Is there growing concern among rich people about global inequality? Perhaps among a minority.
But the concern is not for the well-being of the masses; it’s related to self-preservation.
First there was US multi-billionaire venture capitalist Nick Hanauer, who wrote in the July 2014 edition of Politico Magazine: “Like you I am one of those .01%ers, a proud and unapologetic capitalist … seeing where things are headed is the essence of entrepreneurship. And what do I see in our future now? I see pitchforks … “and so I have a message for my fellow filthy rich, for all of us who live in our gated bubble worlds: wake up, people. It won’t last. If we don’t do something to fix the glaring inequities in this economy, the pitchforks are going to come for us ... it’s not if, it’s when.”

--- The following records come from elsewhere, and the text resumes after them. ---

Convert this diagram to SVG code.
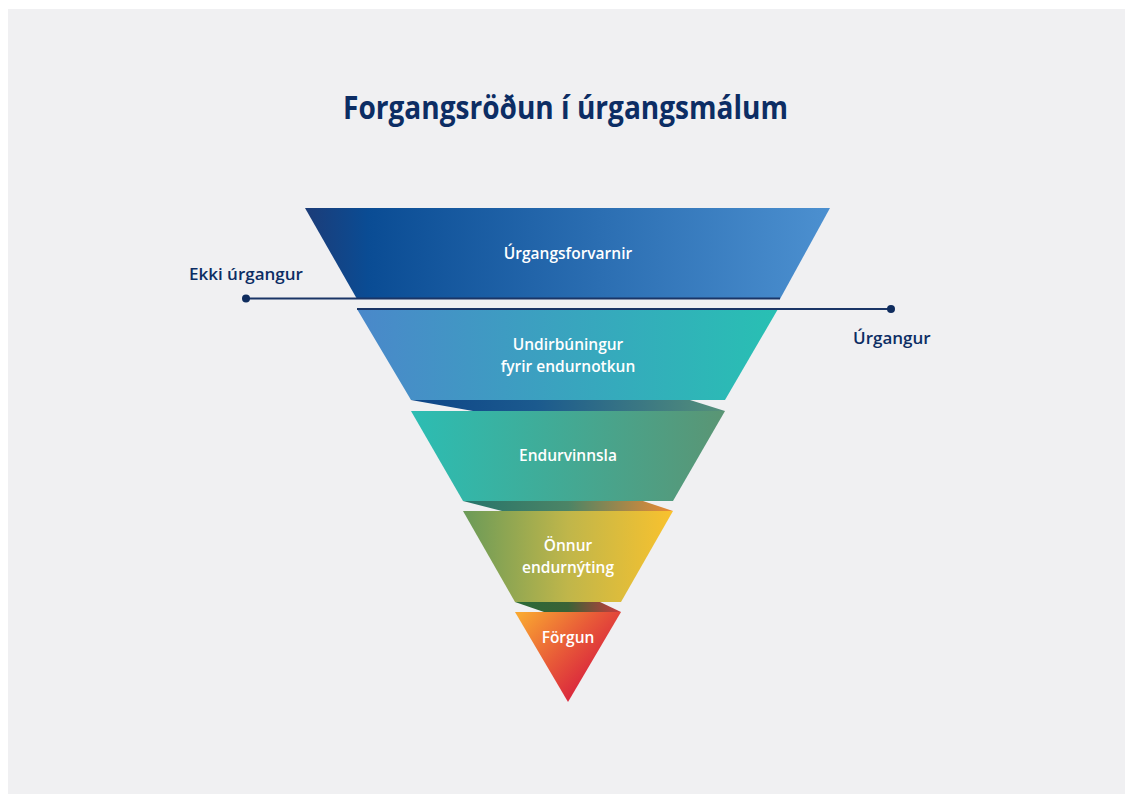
<svg xmlns="http://www.w3.org/2000/svg" width="1125" height="794" viewBox="0 0 1125 794">
  <style>
    .title { font-family: "Open Sans", "Liberation Sans", sans-serif; font-weight: 700; font-size: 32px; fill: #0c2d64; }
    .side { font-family: "Open Sans", "Liberation Sans", sans-serif; font-weight: 600; font-size: 17px; fill: #0c2d64; }
    .lbl { font-family: "Open Sans", "Liberation Sans", sans-serif; font-weight: 600; font-size: 15.5px; fill: #ffffff; text-anchor: middle; }
    .conn { stroke: #1a3566; stroke-width: 2; fill: none; }
    .dot { fill: #0f2c5e; }
  </style>
  <defs>
    <linearGradient id="g1" x1="305" y1="0" x2="830" y2="0" gradientUnits="userSpaceOnUse">
      <stop offset="0" stop-color="#1c3c78"/>
      <stop offset="0.12" stop-color="#0a4c94"/>
      <stop offset="1" stop-color="#4c90d0"/>
    </linearGradient>
    <linearGradient id="g2" x1="357" y1="0" x2="778" y2="0" gradientUnits="userSpaceOnUse">
      <stop offset="0" stop-color="#4a88ca"/>
      <stop offset="1" stop-color="#28c0b3"/>
    </linearGradient>
    <linearGradient id="f1" x1="411" y1="0" x2="725" y2="0" gradientUnits="userSpaceOnUse">
      <stop offset="0" stop-color="#0e4588"/>
      <stop offset="0.4" stop-color="#1b5a8e"/>
      <stop offset="1" stop-color="#55907a"/>
    </linearGradient>
    <linearGradient id="g3" x1="411" y1="0" x2="725" y2="0" gradientUnits="userSpaceOnUse">
      <stop offset="0" stop-color="#2cbdb3"/>
      <stop offset="1" stop-color="#5a9574"/>
    </linearGradient>
    <linearGradient id="f2" x1="463" y1="0" x2="673" y2="0" gradientUnits="userSpaceOnUse">
      <stop offset="0" stop-color="#26746a"/>
      <stop offset="0.5" stop-color="#4c8466"/>
      <stop offset="1" stop-color="#ec8a33"/>
    </linearGradient>
    <linearGradient id="g4" x1="463" y1="0" x2="673" y2="0" gradientUnits="userSpaceOnUse">
      <stop offset="0" stop-color="#6a9a58"/>
      <stop offset="0.5" stop-color="#c0b64a"/>
      <stop offset="1" stop-color="#f9c22e"/>
    </linearGradient>
    <linearGradient id="f3" x1="515" y1="0" x2="621" y2="0" gradientUnits="userSpaceOnUse">
      <stop offset="0" stop-color="#2a6a38"/>
      <stop offset="0.5" stop-color="#3a6236"/>
      <stop offset="1" stop-color="#cc3a3e"/>
    </linearGradient>
    <linearGradient id="g5" x1="520" y1="615" x2="600" y2="690" gradientUnits="userSpaceOnUse">
      <stop offset="0" stop-color="#f9a631"/>
      <stop offset="0.5" stop-color="#e85a38"/>
      <stop offset="1" stop-color="#d5163f"/>
    </linearGradient>
  </defs>

  <rect x="8" y="9" width="1117" height="785" fill="#f0f0f2"/>

  <g id="title">
    <text class="title" x="343" y="119" textLength="445" lengthAdjust="spacingAndGlyphs">Forgangsröðun í úrgangsmálum</text>
  </g>

  <g id="folds">
    <polygon points="411,400 690,400 725,411 473,411" fill="url(#f1)"/>
    <polygon points="463,501 643,501 673,511 502,511" fill="url(#f2)"/>
    <polygon points="515,602 600,602 621,612 544,612" fill="url(#f3)"/>
  </g>

  <g id="node-urgangsforvarnir">
    <polygon points="305,208 830,208 780,299 357,299" fill="url(#g1)"/>
    <text class="lbl" x="568" y="259">Úrgangsforvarnir</text>
  </g>

  <g id="node-undirbuningur">
    <polygon points="357,309 778,309 725,400 411,400" fill="url(#g2)"/>
    <text class="lbl" x="568" y="350">Undirbúningur</text>
    <text class="lbl" x="568" y="372">fyrir endurnotkun</text>
  </g>

  <g id="node-endurvinnsla">
    <polygon points="411,411 725,411 673,501 463,501" fill="url(#g3)"/>
    <text class="lbl" x="568" y="461">Endurvinnsla</text>
  </g>

  <g id="node-onnur">
    <polygon points="463,511 673,511 621,602 515,602" fill="url(#g4)"/>
    <text class="lbl" x="568" y="551">Önnur</text>
    <text class="lbl" x="568" y="573">endurnýting</text>
  </g>

  <g id="node-forgun">
    <polygon points="515,612 621,612 568,702" fill="url(#g5)"/>
    <text class="lbl" x="568" y="643">Förgun</text>
  </g>

  <g id="connectors">
    <line class="conn" x1="246" y1="298.5" x2="780" y2="298.5"/>
    <circle class="dot" cx="246" cy="298.5" r="4"/>
    <line class="conn" x1="357" y1="309" x2="891" y2="309"/>
    <circle class="dot" cx="891" cy="309" r="4"/>
  </g>

  <g id="label-ekki">
    <text class="side" x="189" y="280">Ekki úrgangur</text>
  </g>
  <g id="label-urgangur">
    <text class="side" x="853" y="344">Úrgangur</text>
  </g>
</svg>
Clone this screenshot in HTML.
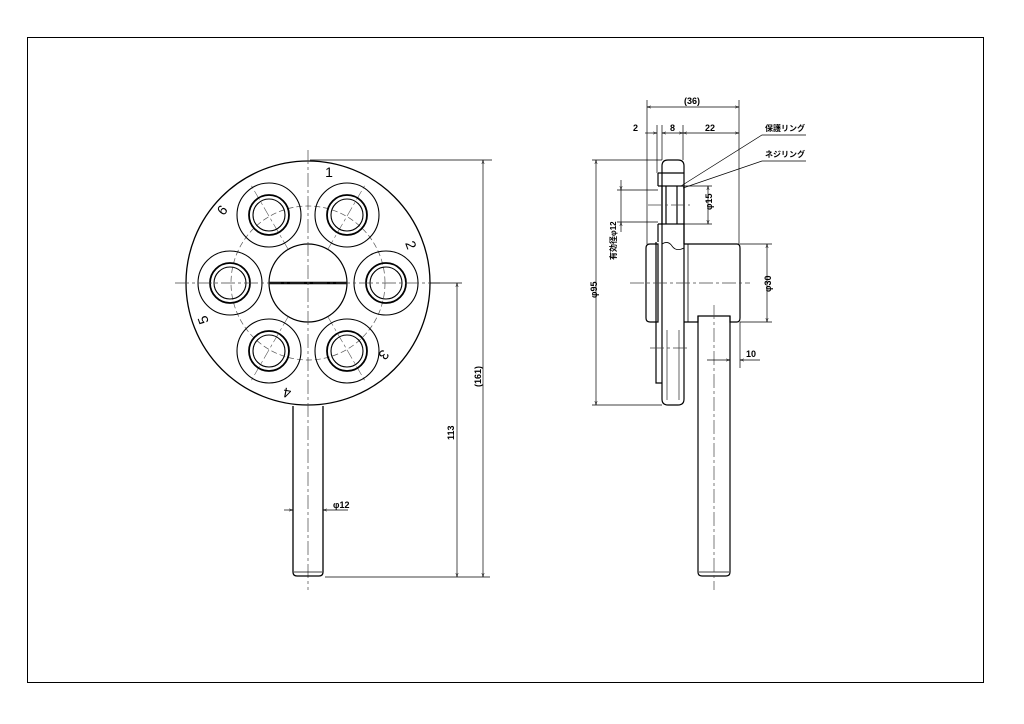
<!DOCTYPE html>
<html><head><meta charset="utf-8"><style>html,body{margin:0;padding:0;background:#fff}svg{display:block}</style></head>
<body>
<svg width="1024" height="724" viewBox="0 0 1024 724" xmlns="http://www.w3.org/2000/svg" font-family="Liberation Sans, Noto Sans CJK JP, sans-serif">
<rect x="0" y="0" width="1024" height="724" fill="#fff"/>
<rect x="27.5" y="37.5" width="956" height="645" fill="none" stroke="#000" stroke-width="1"/>
<defs>
<marker id="a" viewBox="0 0 10 10" refX="10" refY="5" markerWidth="6" markerHeight="6" orient="auto-start-reverse"><path d="M0,2 L10,5 L0,8" fill="none" stroke="#000" stroke-width="1"/></marker>
</defs>
<g fill="none" stroke="#000">
<circle cx="308" cy="283" r="122" stroke-width="1.3"/>
<circle cx="308" cy="283" r="77" stroke="#555" stroke-width="0.7" stroke-dasharray="6,3"/>
<circle cx="308" cy="283" r="39" stroke-width="1.2"/>
<line x1="269" y1="283" x2="347" y2="283" stroke-width="2.5"/>
<g stroke="#555" stroke-width="0.6" stroke-dasharray="10,3,3,3">
<line x1="328" y1="249" x2="365" y2="185"/>
<line x1="288" y1="249" x2="251" y2="185"/>
<line x1="328" y1="317" x2="365" y2="381"/>
<line x1="288" y1="317" x2="251" y2="381"/>
</g>
<g stroke-width="1.1">
<g transform="translate(347,215)"><circle r="32"/><circle r="20" stroke-width="1.8"/><circle r="16"/></g>
<g transform="translate(269,215)"><circle r="32"/><circle r="20" stroke-width="1.8"/><circle r="16"/></g>
<g transform="translate(230,283)"><circle r="32"/><circle r="20" stroke-width="1.8"/><circle r="16"/></g>
<g transform="translate(386,283)"><circle r="32"/><circle r="20" stroke-width="1.8"/><circle r="16"/></g>
<g transform="translate(269,351)"><circle r="32"/><circle r="20" stroke-width="1.8"/><circle r="16"/></g>
<g transform="translate(347,351)"><circle r="32"/><circle r="20" stroke-width="1.8"/><circle r="16"/></g>
</g>
<line x1="175" y1="283" x2="440" y2="283" stroke="#444" stroke-width="0.7" stroke-dasharray="14,3,3,3"/>
<line x1="308" y1="150" x2="308" y2="590" stroke="#444" stroke-width="0.7" stroke-dasharray="14,3,3,3"/>
<path d="M293,406 V572 Q293,576 297,576 H319 Q323,576 323,572 V406" stroke-width="1.3"/>
<line x1="294" y1="572" x2="322" y2="572" stroke-width="0.7"/>
<g stroke-width="0.7">
<line x1="310" y1="160" x2="492" y2="160"/>
<line x1="325" y1="577" x2="490" y2="577"/>
<line x1="430" y1="283" x2="462" y2="283"/>
<line x1="483" y1="160" x2="483" y2="577" marker-start="url(#a)" marker-end="url(#a)"/>
<line x1="457" y1="283" x2="457" y2="577" marker-start="url(#a)" marker-end="url(#a)"/>
<line x1="284" y1="510" x2="293" y2="510" marker-end="url(#a)"/>
<line x1="348" y1="510" x2="323" y2="510" marker-end="url(#a)"/>
</g>
</g>
<g font-size="14" fill="#000" text-anchor="middle" dominant-baseline="central">
<text transform="translate(329,172)">1</text>
<text transform="translate(411,245) rotate(70)">2</text>
<text transform="translate(384,355) rotate(130)">3</text>
<text transform="translate(287,393) rotate(190)">4</text>
<text transform="translate(203,320) rotate(250)">5</text>
<text transform="translate(222,210) rotate(310)">6</text>
</g>
<g font-size="9" font-weight="bold" fill="#000">
<text x="333" y="508">φ12</text>
<text transform="translate(481,387) rotate(-90)">(161)</text>
<text transform="translate(454,440) rotate(-90)">113</text>
</g>
<g fill="none" stroke="#000" stroke-width="1.2">
<path d="M662,166 Q662,160 668,160 H678 Q684,160 684,166 V399 Q684,405 678,405 H668 Q662,405 662,399 Z"/>
<line x1="662" y1="173" x2="684" y2="173"/>
<path d="M658,173 H662 M658,173 V186 M658,224 V242 M656,242 V383 H662"/>
<rect x="662" y="186" width="22" height="38"/>
<line x1="666" y1="186" x2="666" y2="224"/>
<line x1="677" y1="186" x2="677" y2="224"/>
<path d="M658,186 H662 M658,224 H662"/>
<path d="M650,244 H658 V322 H650 Q646,322 646,318 V248 Q646,244 650,244 Z"/>
<path d="M684,244 H737 Q740,244 740,248 V318 Q740,322 737,322 H730 V316 H698 V322 H684"/>
<line x1="688" y1="244" x2="688" y2="322" stroke-width="0.8"/>
<line x1="684" y1="224" x2="684" y2="244"/>
<path d="M662,244 Q668,240 672,246 T684,248" stroke-width="0.8"/>
<path d="M698,316 V572 Q698,576 702,576 H726 Q730,576 730,572 V316"/>
<line x1="699" y1="572" x2="729" y2="572" stroke-width="0.7"/>
<line x1="667" y1="330" x2="667" y2="400" stroke-width="0.6"/>
<line x1="679" y1="330" x2="679" y2="400" stroke-width="0.6"/>
</g>
<g fill="none" stroke="#444" stroke-width="0.7" stroke-dasharray="14,3,3,3">
<line x1="630" y1="283" x2="750" y2="283"/>
<line x1="714" y1="305" x2="714" y2="590"/>
<line x1="648" y1="205" x2="690" y2="205"/>
<line x1="650" y1="348" x2="690" y2="348"/>
</g>
<g fill="none" stroke="#000" stroke-width="0.7">
<line x1="647" y1="100" x2="647" y2="244"/>
<line x1="739" y1="100" x2="739" y2="244"/>
<line x1="657" y1="125" x2="657" y2="173"/>
<line x1="662" y1="125" x2="662" y2="160"/>
<line x1="683" y1="125" x2="683" y2="160"/>
<line x1="647" y1="107" x2="739" y2="107" marker-start="url(#a)" marker-end="url(#a)"/>
<line x1="645" y1="133" x2="657" y2="133" marker-end="url(#a)"/>
<line x1="662" y1="133" x2="683" y2="133" marker-start="url(#a)" marker-end="url(#a)"/>
<line x1="683" y1="133" x2="739" y2="133" marker-start="url(#a)" marker-end="url(#a)"/>
<line x1="592" y1="160" x2="662" y2="160"/>
<line x1="592" y1="405" x2="662" y2="405"/>
<line x1="596" y1="160" x2="596" y2="405" marker-start="url(#a)" marker-end="url(#a)"/>
<line x1="617" y1="190" x2="658" y2="190"/>
<line x1="617" y1="222" x2="658" y2="222"/>
<line x1="621" y1="180" x2="621" y2="190" marker-end="url(#a)"/>
<line x1="621" y1="232" x2="621" y2="222" marker-end="url(#a)"/>
<line x1="621" y1="190" x2="621" y2="222"/>
<line x1="684" y1="186" x2="712" y2="186"/>
<line x1="684" y1="224" x2="712" y2="224"/>
<line x1="708" y1="186" x2="708" y2="224" marker-start="url(#a)" marker-end="url(#a)"/>
<line x1="740" y1="244" x2="772" y2="244"/>
<line x1="740" y1="322" x2="772" y2="322"/>
<line x1="767" y1="244" x2="767" y2="322" marker-start="url(#a)" marker-end="url(#a)"/>
<line x1="740" y1="322" x2="740" y2="368"/>
<line x1="707" y1="360" x2="730" y2="360" marker-end="url(#a)"/>
<line x1="760" y1="360" x2="740" y2="360" marker-end="url(#a)"/>
<polyline points="681,186 762,135 806,135"/>
<polyline points="683,188 762,161 806,161"/>
</g>
<g font-size="9" font-weight="bold" fill="#000">
<text x="684" y="104">(36)</text>
<text x="633" y="131">2</text>
<text x="670" y="131">8</text>
<text x="705" y="131">22</text>
<text x="765" y="131" font-size="8">保護リング</text>
<text x="765" y="157" font-size="8">ネジリング</text>
<text transform="translate(712,210) rotate(-90)">φ15</text>
<text transform="translate(771,292) rotate(-90)">φ30</text>
<text transform="translate(597,298) rotate(-90)">φ95</text>
<text transform="translate(616,260) rotate(-90)" font-size="8">有効径φ12</text>
<text x="746" y="357">10</text>
</g>
</svg>
</body></html>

Now it’s South African jewellery and fashion billionaire Johann Rupert. Bloomberg Business reported that, in an 8 June speech at the Financial Times Business of Luxury Summit in Monaco, Rupert said: “We cannot have 0.1% of 0.1% taking all the spoils … how is society going to cope with structural unemployment and the envy, hatred and the social warfare? We are destroying the middle classes at this stage and it will affect us. It’s unfair. So that’s what keeps me awake at night … we’re in for a huge change in society. Get used to it. And be prepared.”
This concern for self-preservation in the face of poverty and inequality is nothing new. François Antoine de Boissy d’Anglas, recommending the 1795 Constitution during the Thermidorian reaction in the French Revolution, said that politicians’ work was to establish “immutable barriers … that prevent poverty from violating the property of the rich”.
That has always been a prime motivation of the ruling elite when they finally appear to acknowledge the great human suffering that is the result of class society.